When foreclosure is imminent or proceedings have already been started by your lender, you may think that there are no options.  However, for many homeowners, a short sale is a very viable option.  Understanding the differences between short sales and foreclosures can help to make the time-consuming process worth the effort.

  1. How Credit Reports are Affected by Short Sales and Foreclosures.   Generally, a short sale is not reported negatively to the credit bureaus, but is reported as “paid in full” on your credit history.  If it is reported as negotiated, it may remain on your history for up to 18 months.   A foreclosure is a negative hit on your credit history that will remain there for at least ten years, and it is also a matter as public record.

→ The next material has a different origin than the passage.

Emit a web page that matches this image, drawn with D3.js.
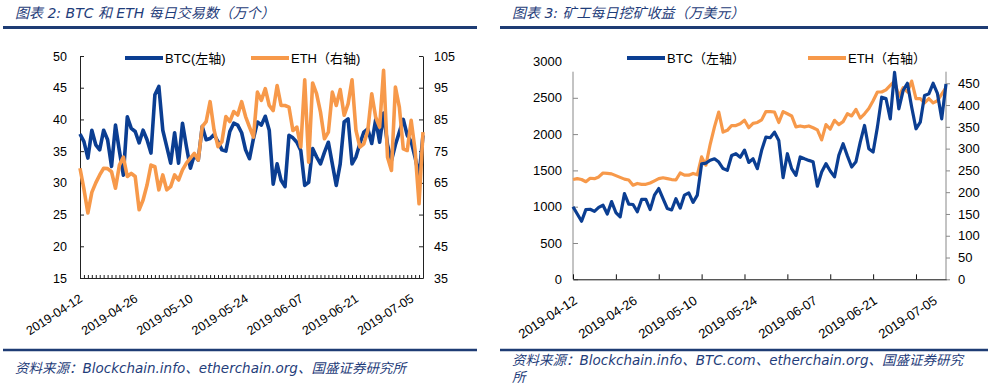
<!DOCTYPE html>
<html>
<head>
<meta charset="utf-8">
<script src="https://cdn.jsdelivr.net/npm/d3@7"></script>
<style>
body { margin: 0; background: #fff; }
text { font-family: "Liberation Sans", "Noto Sans CJK SC", sans-serif; fill: #000; }
.hd { font-family: "DejaVu Sans", "Noto Sans CJK SC", sans-serif; font-style: italic; fill: #1f3d7a; }
</style>
</head>
<body>
<div id="chart"></div>
<script>
// 88 daily categories, 2019-04-12 .. 2019-07-08
const dates = d3.timeDay.range(new Date(2019, 3, 12), new Date(2019, 6, 9));
const fmt = d3.timeFormat("%Y-%m-%d");

// chart 2 data: daily transactions (10k)
const btcTx = [37.7,36.5,33.9,38.3,36,35.2,38.3,36.8,32.6,39.1, 35,31.2,40.4,38.6,38.1,36.3,38.3,36.8,34.7,43.9,
  45.2,38.3,35.7,33.1,37.9,33.1,39.4,35.7,32.3,34.4, 33.6,38.9,36.8,37.0,37.6,36.5,35.2,35.0,38.1,39.4,
  39.1,37.9,35.2,33.8, 37,39.6,39.1,40.5,38.3,29.8, 33,30.4,29.4,37.5,37.1,36.4,35.1,29.6,30.1,35.4,
  34.1,33.0,34.8,36.4,33,29.6,33,39.6,40.1,33, 34.1,36.2,38,38.5,36.2,40,36.4,41,36,33.5,
  36,38,40,37.5,36.5,34,31,37.5];
const ethTx = [69.6,63,55.5,62,65,67.5,69.6,69.5,68.5,63.3, 70.6,73.1,67,68,67,56.5,59.6,64.3,70.6,70.1,
  62.8,67.5,62.8,63.8,67.5,65.9,69.1,71.2,72.8,74.3, 72.2,82.7,84.3,90.6,81.7,76.4,78,85.9,84.3,87.5,
  86.4,90.6,85.9,82.6, 79.4,93.6,91,94.7,89.4,87.8, 95.7,89.4,89.4,88.9,81.5,82.6,76.3,97.5,71.5,96.5,
  93.1,87.3,78.9,81,93.6,89.4,94.4,86.3,89.9,97.5, 81.5,76.3,77.3,81.5,93.1,85.7,82.6,100.5,73.1,68.9,
  95.2,88.9,75.7,75.2,84.7,75.2,58.4,81];

// chart 3 data: daily mining revenue (10k USD)
const btcRev = [1000,900,800,960,965,935,990,1020,900,1070, 920,860,1180,1035,1030,930,1100,1100,960,1160,
  1250,1110,975,955,1110,980,1160,1190,1060,1160, 1590,1600,1640,1660,1615,1525,1500,1705,1730,1680,
  1780,1610, 1660,1524,1776,1959,1950,2027,1913,1400, 1730,1524,1432,1685,1660,1638,1620,1282,1478,1593,
  1492,1410,1707,1867,1700,1547,1620,1890,2119,1799, 1753,2096,2508,2490,2210,2851,2348,2600,2700,2370,
  2073,2165,2531,2554,2700,2560,2210,2691];
const ethRev = [229,231,229,224,232,231,235,244,243,242, 238,234,230,228,216,220,218,218,221,226,
  231,233,231,229,228,244,239,239,243,240, 281,262,310,350,384,338,342,353,353,357,
  365,348, 358,360,366,385,385,384,360,385, 380,375,350,352,350,352,348,343,320,355,
  345,365,355,362,380,375,390,370,380,392, 410,430,430,435,445,455,420,440,430,455,
  415,415,405,415,405,410,425,440];

const txTicksL = d3.range(15, 51, 5);
const txTicksR = d3.range(35, 106, 10);
const revTicksL = d3.range(0, 3001, 500);
const revTicksR = d3.range(0, 451, 50);

const BLUE = "#0b3e92", ORANGE = "#f7994a", NAVY = "#1e3c74";

const svg = d3.select("#chart").append("svg")
    .attr("width", 995)
    .attr("height", 389);

function header(x0, x1, title, source) {
    svg.append("text").attr("class", "hd")
        .attr("x", x0 + 12).attr("y", 18)
        .style("font-size", "14px")
        .text(title);
    svg.append("line")
        .attr("x1", x0).attr("x2", x1).attr("y1", 27.5).attr("y2", 27.5)
        .style("stroke", NAVY).style("stroke-width", 3);
    svg.append("line")
        .attr("x1", x0).attr("x2", x1).attr("y1", 350).attr("y2", 350)
        .style("stroke", NAVY).style("stroke-width", 2.5);
    source.forEach((s, i) => {
        svg.append("text").attr("class", "hd")
            .attr("x", x0 + 12).attr("y", source.length > 1 ? 365 + i * 17 : 373)
            .style("font-size", "13.5px")
            .text(s);
    });
}

function legendItem(x, y, color, label) {
    svg.append("line")
        .attr("x1", x).attr("x2", x + 38).attr("y1", y).attr("y2", y)
        .style("stroke", color).style("stroke-width", 4);
    svg.append("text")
        .attr("x", x + 40).attr("y", y).attr("dy", "0.35em")
        .style("font-size", "13px")
        .text(label);
}

function xLabels(x, y0, dx, size) {
    svg.append("g").selectAll("text")
        .data(dates.filter((d, i) => i % 14 === 0))
        .enter().append("text")
        .attr("transform", d => "translate(" + (x(d) + dx) + "," + y0 + ") rotate(-33)")
        .attr("text-anchor", "end")
        .attr("dy", "0.35em")
        .style("font-size", size)
        .text(d => fmt(d));
}

// ---------- chart 2: transactions ----------
header(3, 477, "图表 2: BTC 和 ETH 每日交易数（万个）",
    ["资料来源：Blockchain.info、etherchain.org、国盛证券研究所"]);

let x1 = d3.scalePoint().domain(dates).range([80, 423]);
let y1L = d3.scaleLinear().domain([15, 50]).range([278, 56]);
let y1R = d3.scaleLinear().domain([35, 105]).range([278, 56]);

svg.append("g").attr("transform", "translate(80,0)")
    .call(d3.axisLeft(y1L).tickValues(txTicksL).tickSizeInner(-4).tickSizeOuter(0).tickPadding(13))
    .attr("font-family", null).attr("font-size", "12.5px").attr("color", "#222");
svg.append("g").attr("transform", "translate(423,0)")
    .call(d3.axisRight(y1R).tickValues(txTicksR).tickSizeInner(-4).tickSizeOuter(0).tickPadding(11))
    .attr("font-family", null).attr("font-size", "12.5px").attr("color", "#222");
svg.append("g").attr("transform", "translate(0,278)")
    .call(d3.axisBottom(x1).tickValues(dates).tickSizeInner(-3).tickSizeOuter(0).tickFormat(""))
    .attr("color", "#222");
xLabels(x1, 297, 1, "12.5px");

svg.append("path").datum(btcTx)
    .attr("d", d3.line().x((d, i) => x1(dates[i])).y(d => y1L(d)))
    .style("fill", "none").style("stroke", BLUE).style("stroke-width", 3.6).style("stroke-linejoin", "round");
svg.append("path").datum(ethTx)
    .attr("d", d3.line().x((d, i) => x1(dates[i])).y(d => y1R(d)))
    .style("fill", "none").style("stroke", ORANGE).style("stroke-width", 3.6).style("stroke-linejoin", "round");

legendItem(125, 58, BLUE, "BTC(左轴)");
legendItem(251, 58, ORANGE, "ETH（右轴)");

// ---------- chart 3: mining revenue ----------
header(500, 988, "图表 3: 矿工每日挖矿收益（万美元）",
    ["资料来源：Blockchain.info、BTC.com、etherchain.org、国盛证券研究", "所"]);

const top2 = 71.7;
let x2 = d3.scalePoint().domain(dates).range([573, 946]);
let y2L = d3.scaleLinear().domain([0, 3000]).range([279.3, 61.5]);
let y2R = d3.scaleLinear().domain([0, 500]).range([279.3, 61.5]);

let gl = svg.append("g").attr("transform", "translate(573,0)")
    .call(d3.axisLeft(y2L).tickValues(revTicksL).tickFormat(d3.format("d"))
        .tickSizeInner(-5).tickSizeOuter(0).tickPadding(11))
    .attr("font-family", null).attr("font-size", "13px").attr("color", "#888");
gl.select(".domain").remove();
gl.selectAll(".tick line").filter(d => d === 3000).remove();
gl.selectAll(".tick text").style("fill", "#000");
svg.append("line").attr("x1", 573).attr("x2", 573).attr("y1", top2).attr("y2", 279.3)
    .style("stroke", "#888");

let gr = svg.append("g").attr("transform", "translate(946,0)")
    .call(d3.axisRight(y2R).tickValues(revTicksR).tickSizeInner(4).tickSizeOuter(0).tickPadding(8))
    .attr("font-family", null).attr("font-size", "13px").attr("color", "#888");
gr.select(".domain").remove();
gr.selectAll(".tick text").style("fill", "#000");
svg.append("line").attr("x1", 946).attr("x2", 946).attr("y1", top2).attr("y2", 279.3)
    .style("stroke", "#888");

svg.append("g").attr("transform", "translate(0,279.3)")
    .call(d3.axisBottom(x2).tickValues(dates.filter((d, i) => i % 10 === 0)).tickSizeInner(-5).tickSizeOuter(0).tickFormat(""))
    .attr("color", "#111");
xLabels(x2, 299, 2.5, "13px");

svg.append("path").datum(ethRev)
    .attr("d", d3.line().x((d, i) => x2(dates[i])).y(d => y2R(d)))
    .style("fill", "none").style("stroke", ORANGE).style("stroke-width", 3.2).style("stroke-linejoin", "round");
svg.append("path").datum(btcRev)
    .attr("d", d3.line().x((d, i) => x2(dates[i])).y(d => y2L(d)))
    .style("fill", "none").style("stroke", BLUE).style("stroke-width", 3.2).style("stroke-linejoin", "round");

legendItem(627, 58, BLUE, "BTC（左轴）");
legendItem(808, 58, ORANGE, "ETH（右轴）");
</script>
</body>
</html>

  2. Immediate Affects on Credit Scores.  A foreclosure will generally reduce one’s credit score by a minimum of 250 points, with 300 points being quite common.  This can affect your credit scores for more than 36 months.  A short sale will be reported as negotiated or paid in full, and will usually only drop your score 50 points or so.  A short sale should only affect your credit score for about 12 to 18 months.
  3. How Future Mortgage Loans May Be Affected.  If you have been foreclosed on, you will have to include that when you fill out a standard mortgage loan application if it has been fewer than seven years since the foreclosure.  Standard applications do not require you to declare whether you have had a short sale.  If you are working with a mortgage backed by Fannie Mae, you must wait at least five years if you have been through a foreclosure and two years if you had a short sale.
  4. Differences Between Future Mortgage Loan Interest Rates.  When you have had your home foreclosed on by a lender, you may be able to get a loan as soon as two years after the incident, but it will be at a much higher interest rate than the current standard rate.  It could take up to seven years before you can get a mortgage at an acceptable rate.  When a homeowner has had a short sale, reasonable rates may be available from mortgage lenders within two years or less.  The guidelines set forth by Fannie Mae allow a homeowner who has had a short sale to apply for new mortgage loans without a waiting period if there are no late payments of 60 days or more and the payments were kept current.
  5. The Mortgage Lender Decides Whether they will Accept a Short Sale over a Foreclosure.  The decision to accept a short sale or to proceed with a foreclosure is ultimately up to the mortgage lender.  Even though in most cases a short sale is more beneficial to the homeowner because of the credit consequences, a lender is not required to agree to that option.  If a homeowner wants to do a short sale, he or she must convince the lender that the amount received from the short sale will be a fair market value and that it will cost the lender more to follow through with the foreclosure.  A borrower must also have evidence that they cannot pay the mortgage in any other way because of financial hardship.  If a lender believes that they will be better off financially by completing the foreclosure process, they are not likely to accept a short sale.
  6. The Lender’s Rights Regarding Deficiency Judgments.  When a foreclosure has happened, the lender can have a deficiency judgment filed and come after you to collect the difference between what you owed them and the amount the home was eventually sold for.  Because foreclosed homes must either be sold at auction or go through a Real Estate Owned (REO) sale, the amount received by the lender may not be very high, which means the deficiency judgment could be fairly high.  With a short sale, many lenders will waive their rights to pursue a deficiency.  If they do not waive the right, the amount they go after you for will usually be much less than with a foreclosure because the sales price will have been higher.
  7. Impact on Employment.  Because a short sale has little negative impact on your credit report, it should not affect your employment.  However, because many employers take credit reports into consideration when hiring, a foreclosure could possibly cost you future employment.